Point is, the the decision of Reagonomics to prevail is what is at the roots of all of this. Reagonomics believed competition alone would self-regulate greed and dishonesty. Uh yah. Fat chance.

Y'all don't have to be a genius to figure out what fueled these debts. Whether you were a business or person, in the U.S. suddenly unregulated traders running amuk were offering junk bonds, junk mortgages and credit to anyone and everyone.

Now people who could not afford things and still can't suddenly could get loans for anything they wanted.

Unlike here in Canada with we pinko communists where our regulations prevented this from happening, in the US y'all had thousands of questionable banks and money lenders suddenly spring up.

Hey look around. Less than 12% of the US GNP comes from manufacturing! Its all coming from trading these junk securities!

What nonsense. In many ways, governments regulate US banks more stringently than Canadian banks. For example, American banks must meet certain reserve requirements whereas Canadian banks have none. American banks are resricted in where they can do business whereas Canadian banks must only meet foreign ownership requirements. I grotesquely simplify.

In the 1930s, in the midst of the Great Depression there were similar arguments that capitalism was a doomed failure and State planning and regulation were the only way forward. The Soviet Union made a mockery of those arguments.

Today, we are still far away from a depression. People get up, go to work produce services and goods of value to humanity. The average American creates value in a single day of work (usually providing a service, not a manufactured product) that is equivalent to only a few countries a round the world.

Financial markets are prone to unstable bubbles and panics. In recent memory, we had one in 1987 and in 2001. Famously, there was one in 1929. The danger is that a panic spreads into the world where people get up and go to work. It happened in 1929 but it didn't in 1987.

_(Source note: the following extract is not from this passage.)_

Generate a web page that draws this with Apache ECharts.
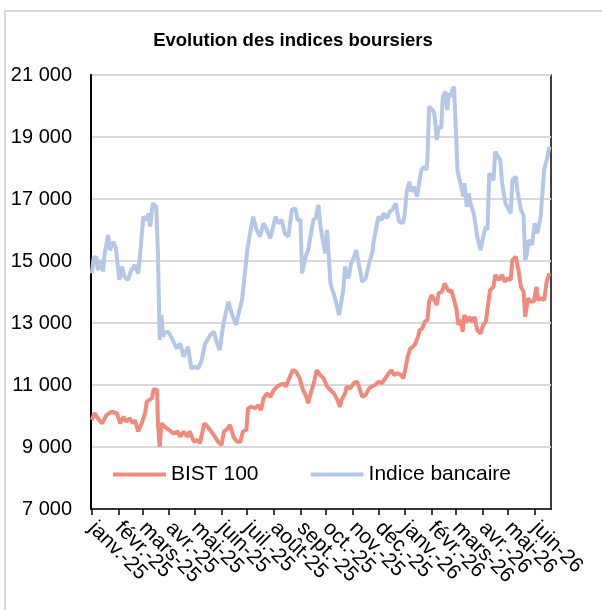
<!DOCTYPE html>
<html>
<head>
<meta charset="utf-8">
<script src="https://cdn.jsdelivr.net/npm/echarts@6/dist/echarts.min.js"></script>
<style>
  html, body { margin: 0; padding: 0; background: #fff; }
  #chart { width: 602px; height: 610px; }
</style>
</head>
<body>
<div id="chart"></div>
<script>
// month names used for the tick labels
const monthNames = ['janv.', 'févr.', 'mars', 'avr.', 'mai', 'juin', 'juil.', 'août', 'sept.', 'oct.', 'nov.', 'déc.'];
// one spare day at each end, so that ECharts' min/max label check drops those and keeps every month
const firstDay = '2024-12-31';
const lastDay = '2026-06-20';
const yTicks = [7000, 21000, 2000]; // min, max, step

const bistDates = [
  '2025-01-01','2025-01-04','2025-01-08','2025-01-13','2025-01-18','2025-01-24','2025-01-30',
  '2025-02-03','2025-02-07','2025-02-10','2025-02-14','2025-02-18','2025-02-20','2025-02-24','2025-02-28',
  '2025-03-04','2025-03-06','2025-03-09','2025-03-12','2025-03-14','2025-03-18','2025-03-19','2025-03-21','2025-03-23','2025-03-27',
  '2025-04-01','2025-04-06','2025-04-11','2025-04-14','2025-04-18','2025-04-22','2025-04-25','2025-04-30',
  '2025-05-04','2025-05-07','2025-05-12','2025-05-16','2025-05-20','2025-05-23','2025-05-28',
  '2025-06-01','2025-06-04','2025-06-08','2025-06-11','2025-06-15','2025-06-19','2025-06-23','2025-06-26','2025-06-30',
  '2025-07-02','2025-07-06','2025-07-10','2025-07-14','2025-07-17','2025-07-20','2025-07-24','2025-07-28',
  '2025-08-01','2025-08-05','2025-08-08','2025-08-12','2025-08-15','2025-08-19','2025-08-23','2025-08-27','2025-08-31',
  '2025-09-04','2025-09-08','2025-09-10','2025-09-13','2025-09-17','2025-09-20','2025-09-24','2025-09-28',
  '2025-10-02','2025-10-06','2025-10-10','2025-10-14','2025-10-17','2025-10-19','2025-10-23','2025-10-25','2025-10-29',
  '2025-11-02','2025-11-06','2025-11-09','2025-11-12','2025-11-16','2025-11-20','2025-11-23','2025-11-27',
  '2025-12-01','2025-12-05','2025-12-09','2025-12-13','2025-12-16','2025-12-19','2025-12-23','2025-12-27','2025-12-30',
  '2026-01-01','2026-01-04','2026-01-07','2026-01-10','2026-01-13','2026-01-16','2026-01-18','2026-01-21','2026-01-24','2026-01-27','2026-01-29',
  '2026-02-01','2026-02-03','2026-02-07','2026-02-09','2026-02-11','2026-02-13','2026-02-16','2026-02-18','2026-02-21','2026-02-24','2026-02-27',
  '2026-03-02','2026-03-04','2026-03-07','2026-03-09','2026-03-11','2026-03-14','2026-03-17','2026-03-20','2026-03-23','2026-03-26','2026-03-30',
  '2026-04-02','2026-04-05','2026-04-07','2026-04-10','2026-04-14','2026-04-16','2026-04-20','2026-04-24','2026-04-27','2026-04-30',
  '2026-05-04','2026-05-06','2026-05-10','2026-05-13','2026-05-16','2026-05-19','2026-05-21','2026-05-24','2026-05-27','2026-05-31',
  '2026-06-03','2026-06-05','2026-06-08','2026-06-12','2026-06-15','2026-06-18'
];
const bistValues = [
  9870, 10090, 9920, 9760, 10030, 10140, 10090,
  9760, 9980, 9820, 9920, 9760, 9870, 9500, 9760,
  10090, 10460, 10520, 10570, 10860, 10840, 9760, 9010, 9760, 9650,
  9550, 9440, 9500, 9330, 9500, 9330, 9500, 9170,
  9230, 9120, 9760, 9650, 9500, 9390, 9170,
  9060, 9500, 9600, 9710, 9330, 9170, 9170, 9500, 9550,
  10250, 10300, 10250, 10350, 10190, 10570, 10730, 10620,
  10840, 10950, 11000, 11050, 10950, 11220, 11480, 11430, 11220,
  10840, 10620, 10410, 10730, 11110, 11480, 11320, 11220,
  10950, 10840, 10730, 10520, 10300, 10520, 10730, 10950, 10890,
  11050, 11110, 10890, 10620, 10680, 10890, 10950, 11000,
  11110, 11050, 11220, 11380, 11480, 11320, 11380, 11320, 11220,
  11480, 11910, 12180, 12230, 12340, 12560, 12770, 12830, 13040, 13100, 13690,
  13900, 13850, 13580, 13960, 13900, 14010, 14280, 14330, 14010, 14060, 13740,
  13420, 12940, 13100, 12720, 13260, 13040, 13200, 13040, 13200, 12770, 12660,
  12940, 13040, 13100, 14060, 14170, 14550, 14390, 14550, 14330, 14440,
  14390, 15030, 15140, 14710, 14170, 14010, 13200, 13800, 13690, 13690,
  14170, 13740, 13800, 13740, 14330, 14600
];

const bankDates = [
  '2025-01-01','2025-01-03','2025-01-06','2025-01-08','2025-01-12','2025-01-14','2025-01-16','2025-01-20','2025-01-22','2025-01-26','2025-01-29',
  '2025-02-02','2025-02-05','2025-02-08','2025-02-12','2025-02-16','2025-02-20','2025-02-24','2025-02-26',
  '2025-03-02','2025-03-06','2025-03-08','2025-03-10','2025-03-13','2025-03-17','2025-03-19','2025-03-21','2025-03-23','2025-03-25','2025-03-27','2025-03-31',
  '2025-04-04','2025-04-10','2025-04-14','2025-04-18','2025-04-23','2025-04-27',
  '2025-05-01','2025-05-05','2025-05-09','2025-05-13','2025-05-19','2025-05-23','2025-05-27','2025-05-30',
  '2025-06-03','2025-06-09','2025-06-13','2025-06-18','2025-06-21','2025-06-25','2025-06-27','2025-06-30',
  '2025-07-01','2025-07-04','2025-07-08','2025-07-12','2025-07-16','2025-07-20','2025-07-24','2025-07-28',
  '2025-08-03','2025-08-06','2025-08-10','2025-08-14','2025-08-18','2025-08-22','2025-08-26','2025-08-29',
  '2025-09-01','2025-09-03','2025-09-07','2025-09-10','2025-09-16','2025-09-19','2025-09-22','2025-09-24','2025-09-27','2025-09-30',
  '2025-10-02','2025-10-04','2025-10-06','2025-10-12','2025-10-16','2025-10-18','2025-10-21','2025-10-23','2025-10-27','2025-10-30',
  '2025-11-02','2025-11-05','2025-11-08','2025-11-12','2025-11-16','2025-11-20','2025-11-24','2025-11-25','2025-11-29',
  '2025-12-01','2025-12-05','2025-12-07','2025-12-11','2025-12-14','2025-12-17','2025-12-21','2025-12-23','2025-12-25','2025-12-29','2025-12-31',
  '2026-01-03','2026-01-06','2026-01-08','2026-01-11','2026-01-15','2026-01-17','2026-01-20','2026-01-23','2026-01-26','2026-01-27','2026-01-29',
  '2026-02-02','2026-02-04','2026-02-07','2026-02-09','2026-02-12','2026-02-14','2026-02-17','2026-02-19','2026-02-21','2026-02-23','2026-02-25','2026-02-27',
  '2026-03-01','2026-03-03','2026-03-05','2026-03-07','2026-03-10','2026-03-11','2026-03-14','2026-03-16','2026-03-18','2026-03-22','2026-03-26','2026-03-30',
  '2026-04-02','2026-04-05','2026-04-07','2026-04-09','2026-04-11','2026-04-14','2026-04-16','2026-04-19','2026-04-22','2026-04-24','2026-04-28',
  '2026-05-02','2026-05-04','2026-05-06','2026-05-10','2026-05-12','2026-05-16','2026-05-19','2026-05-21','2026-05-23','2026-05-25','2026-05-29',
  '2026-06-01','2026-06-04','2026-06-08','2026-06-12','2026-06-16','2026-06-18'
];
const bankValues = [
  14600, 15090, 15140, 14710, 15030, 14660, 15250, 15840, 15350, 15620, 15420,
  14390, 14820, 14490, 14390, 14710, 14870, 14600, 15140,
  16430, 16320, 16540, 16110, 16860, 16750, 15250, 12450, 13260, 12560, 12680, 12720,
  12510, 12180, 12340, 11910, 12230, 11530,
  11590, 11530, 11810, 12340, 12610, 12720, 12340, 12130,
  12940, 13690, 13310, 12940, 13310, 13740, 14280, 15030,
  15350, 15840, 16430, 16000, 15790, 16220, 16000, 15730,
  16430, 16220, 16320, 15890, 15790, 16650, 16700, 16320,
  16320, 14600, 15140, 15350, 16320, 16390, 16810, 16220, 15680, 15250,
  16000, 15140, 14280, 13740, 13260, 13260, 14060, 14820, 14440, 14920,
  15090, 15350, 14920, 14330, 14440, 14920, 15300, 15570, 16160,
  16430, 16320, 16540, 16380, 16590, 16650, 16860, 16920, 16270, 16220, 16380,
  17240, 17560, 17240, 17400, 17080, 17450, 17940, 18040, 17940, 18260, 19980,
  19870, 19760, 18900, 19330, 19280, 20300, 20460, 19870, 20410, 20300, 20520, 20620,
  19330, 17940, 17670, 17720, 17080, 17510, 16750, 17180, 16860, 16540, 15790, 15350,
  15790, 16110, 16000, 17830, 17770, 17610, 18530, 18370, 18260, 17510, 16860,
  16650, 16540, 17610, 17720, 17240, 16650, 16490, 15030, 15250, 15680, 15520,
  16220, 15890, 16430, 17940, 18370, 18690
];

// one category per calendar day, like an Excel date axis
const days = [];
for (let t = Date.parse(firstDay); t <= Date.parse(lastDay); t += 86400000) {
  days.push(new Date(t).toISOString().slice(0, 10));
}

function isMonthStart(value) {
  return value.slice(8) === '01';
}

// month starts, plus the two spare end days (hidden again by showMin/MaxLabel: false)
function showTick(index, value) {
  return isMonthStart(value) || index === 0 || index === days.length - 1;
}

function monthLabel(value) {
  if (!isMonthStart(value)) {
    return '';
  }
  const m = parseInt(value.slice(5, 7), 10);
  return monthNames[m - 1] + '-' + value.slice(2, 4);
}

function pairs(dates, values) {
  return dates.map(function (d, i) { return [d, values[i]]; });
}

const font = 'Liberation Sans, Arial, sans-serif';
const chart = echarts.init(document.getElementById('chart'));

chart.setOption({
  animation: false,
  backgroundColor: '#fff',
  graphic: [{
    type: 'rect',
    shape: { x: 5, y: 11, width: 700, height: 700 },
    style: { fill: 'none', stroke: '#d9d9d9', lineWidth: 2 },
    silent: true,
    z: -1
  }],
  title: {
    text: 'Evolution des indices boursiers',
    left: 293,
    textAlign: 'center',
    top: 31,
    padding: 0,
    textStyle: { fontFamily: font, fontSize: 18.5, fontWeight: 'bold', color: '#000' }
  },
  legend: {
    left: 113,
    top: 464,
    padding: 0,
    icon: 'rect',
    itemWidth: 53,
    itemHeight: 4,
    itemGap: 52,
    textStyle: { fontFamily: font, fontSize: 21, color: '#000' },
    data: ['BIST 100', 'Indice bancaire']
  },
  grid: {
    left: 91,
    right: 51,
    top: 75,
    bottom: 101,
    show: true,
    borderColor: '#000',
    borderWidth: 1.5,
    outerBoundsMode: 'none'
  },
  xAxis: {
    type: 'category',
    data: days,
    boundaryGap: false,
    axisLine: { lineStyle: { color: '#000', width: 1.5 } },
    axisTick: { show: true, interval: showTick, length: 6, lineStyle: { color: '#000', width: 1.5 } },
    axisLabel: {
      interval: showTick,
      formatter: monthLabel,
      rotate: -45,
      margin: 16,
      hideOverlap: false,
      showMinLabel: false,
      showMaxLabel: false,
      fontFamily: font,
      fontSize: 21,
      color: '#000'
    },
    splitLine: { show: false }
  },
  yAxis: {
    type: 'value',
    min: yTicks[0],
    max: yTicks[1],
    interval: yTicks[2],
    axisLine: { show: true, lineStyle: { color: '#000', width: 2 } },
    axisTick: { show: false },
    axisLabel: {
      margin: 19,
      fontFamily: font,
      fontSize: 20,
      color: '#000',
      formatter: function (v) {
        return String(v).replace(/\B(?=(\d{3})+(?!\d))/g, ' ');
      }
    },
    splitLine: { lineStyle: { color: '#d9d9d9', width: 2 } }
  },
  series: [{
    name: 'BIST 100',
    type: 'line',
    data: pairs(bistDates, bistValues),
    showSymbol: false,
    symbol: 'none',
    color: '#f1897c',
    lineStyle: { width: 4, color: '#f1897c' }
  }, {
    name: 'Indice bancaire',
    type: 'line',
    data: pairs(bankDates, bankValues),
    showSymbol: false,
    symbol: 'none',
    color: '#b4c7e7',
    lineStyle: { width: 4, color: '#b4c7e7' }
  }]
});
</script>
</body>
</html>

This particular bubble - based on real estate values - is particularly pernicious since mortgages make up such a large part of the US financial system - about 50% by my last reckoning.

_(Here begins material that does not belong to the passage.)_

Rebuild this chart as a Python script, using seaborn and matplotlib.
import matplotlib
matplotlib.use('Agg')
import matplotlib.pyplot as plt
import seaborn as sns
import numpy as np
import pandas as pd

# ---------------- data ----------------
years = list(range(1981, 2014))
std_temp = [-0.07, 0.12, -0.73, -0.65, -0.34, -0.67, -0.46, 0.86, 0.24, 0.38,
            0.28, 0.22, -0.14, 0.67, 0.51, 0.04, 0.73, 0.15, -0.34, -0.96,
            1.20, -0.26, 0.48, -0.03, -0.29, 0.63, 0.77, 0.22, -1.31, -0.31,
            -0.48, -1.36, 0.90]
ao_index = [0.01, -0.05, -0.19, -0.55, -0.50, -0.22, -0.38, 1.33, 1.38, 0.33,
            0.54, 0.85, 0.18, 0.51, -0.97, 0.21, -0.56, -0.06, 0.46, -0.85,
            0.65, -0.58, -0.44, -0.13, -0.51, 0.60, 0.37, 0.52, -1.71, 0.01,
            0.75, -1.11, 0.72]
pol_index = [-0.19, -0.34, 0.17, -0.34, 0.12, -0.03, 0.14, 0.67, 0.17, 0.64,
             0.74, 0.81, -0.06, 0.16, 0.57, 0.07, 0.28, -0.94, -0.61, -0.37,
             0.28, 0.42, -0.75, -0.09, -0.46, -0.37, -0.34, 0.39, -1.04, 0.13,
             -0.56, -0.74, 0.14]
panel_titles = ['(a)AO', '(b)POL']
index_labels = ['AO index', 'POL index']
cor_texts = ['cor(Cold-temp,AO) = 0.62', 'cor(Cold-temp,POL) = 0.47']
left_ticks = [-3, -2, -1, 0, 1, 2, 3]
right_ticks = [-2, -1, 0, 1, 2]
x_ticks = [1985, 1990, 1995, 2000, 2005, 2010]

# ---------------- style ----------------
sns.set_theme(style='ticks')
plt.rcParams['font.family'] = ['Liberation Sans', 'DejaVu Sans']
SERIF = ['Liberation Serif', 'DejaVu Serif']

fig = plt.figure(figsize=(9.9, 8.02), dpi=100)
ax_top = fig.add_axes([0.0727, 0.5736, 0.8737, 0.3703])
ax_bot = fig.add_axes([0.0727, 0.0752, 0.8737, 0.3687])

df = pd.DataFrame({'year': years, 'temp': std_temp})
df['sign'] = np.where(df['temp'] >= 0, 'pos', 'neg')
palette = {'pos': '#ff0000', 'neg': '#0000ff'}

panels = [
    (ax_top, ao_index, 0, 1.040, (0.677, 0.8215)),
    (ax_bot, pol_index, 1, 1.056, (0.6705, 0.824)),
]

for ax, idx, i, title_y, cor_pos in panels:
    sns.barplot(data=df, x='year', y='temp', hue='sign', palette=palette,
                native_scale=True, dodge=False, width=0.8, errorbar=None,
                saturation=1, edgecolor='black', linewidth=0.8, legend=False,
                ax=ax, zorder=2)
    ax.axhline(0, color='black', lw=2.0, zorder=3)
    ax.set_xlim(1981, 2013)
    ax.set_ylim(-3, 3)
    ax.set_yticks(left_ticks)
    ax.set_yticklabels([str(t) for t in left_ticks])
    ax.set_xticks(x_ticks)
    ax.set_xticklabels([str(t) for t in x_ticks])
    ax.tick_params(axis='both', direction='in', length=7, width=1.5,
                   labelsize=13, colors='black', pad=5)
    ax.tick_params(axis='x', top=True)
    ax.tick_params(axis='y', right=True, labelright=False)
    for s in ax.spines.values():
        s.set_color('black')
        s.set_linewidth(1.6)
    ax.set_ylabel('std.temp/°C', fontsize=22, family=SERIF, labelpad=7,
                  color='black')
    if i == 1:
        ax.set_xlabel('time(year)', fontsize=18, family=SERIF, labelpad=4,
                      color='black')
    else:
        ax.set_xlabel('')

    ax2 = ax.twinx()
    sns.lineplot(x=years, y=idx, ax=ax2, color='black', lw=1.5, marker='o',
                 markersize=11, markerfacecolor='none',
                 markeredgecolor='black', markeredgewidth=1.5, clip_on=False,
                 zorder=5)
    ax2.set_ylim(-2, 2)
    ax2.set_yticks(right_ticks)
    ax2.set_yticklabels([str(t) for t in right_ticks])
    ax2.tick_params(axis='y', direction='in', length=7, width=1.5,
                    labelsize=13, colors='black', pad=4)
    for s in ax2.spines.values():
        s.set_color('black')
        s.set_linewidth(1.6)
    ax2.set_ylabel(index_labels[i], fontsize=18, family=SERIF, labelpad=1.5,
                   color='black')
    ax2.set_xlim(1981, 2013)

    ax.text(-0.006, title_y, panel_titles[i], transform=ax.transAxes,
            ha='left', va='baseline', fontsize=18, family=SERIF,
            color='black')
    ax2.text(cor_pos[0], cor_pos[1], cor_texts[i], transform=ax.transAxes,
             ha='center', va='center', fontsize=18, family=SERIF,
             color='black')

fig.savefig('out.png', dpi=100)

Is good government regulation good? In general no, I would say. One can argue that government regulation of financial institutions caused this current crisis. I'm inclined to believe that financial bubbles and panics are inevitable and government regulation cannot eliminate eliminate them and may even exacerbate them. OTOH, government timely intervention once a panic sets in can certainly make things worse (ie. 1929) or possibly prvent them from spreading to real decisions of people (ie. 1987).

Underneath all, the US Fed (ie. the State) issues our base currency. The US Fed is the lender of last resort. When it comes to this fundamental question of trust, we look to the State for certainty. the State alone among institutions is backed by the ability to tax all individuals.

It seems inevitable to me that the State will have to provide confidence when people's trust in financial institution is shaken.

People will do crazy things for a mere piece of paper because it happens to be green and have a gravure of Benjamin Franklin on it. The reason people want this piece of paper, ultimately, is their trust in the State.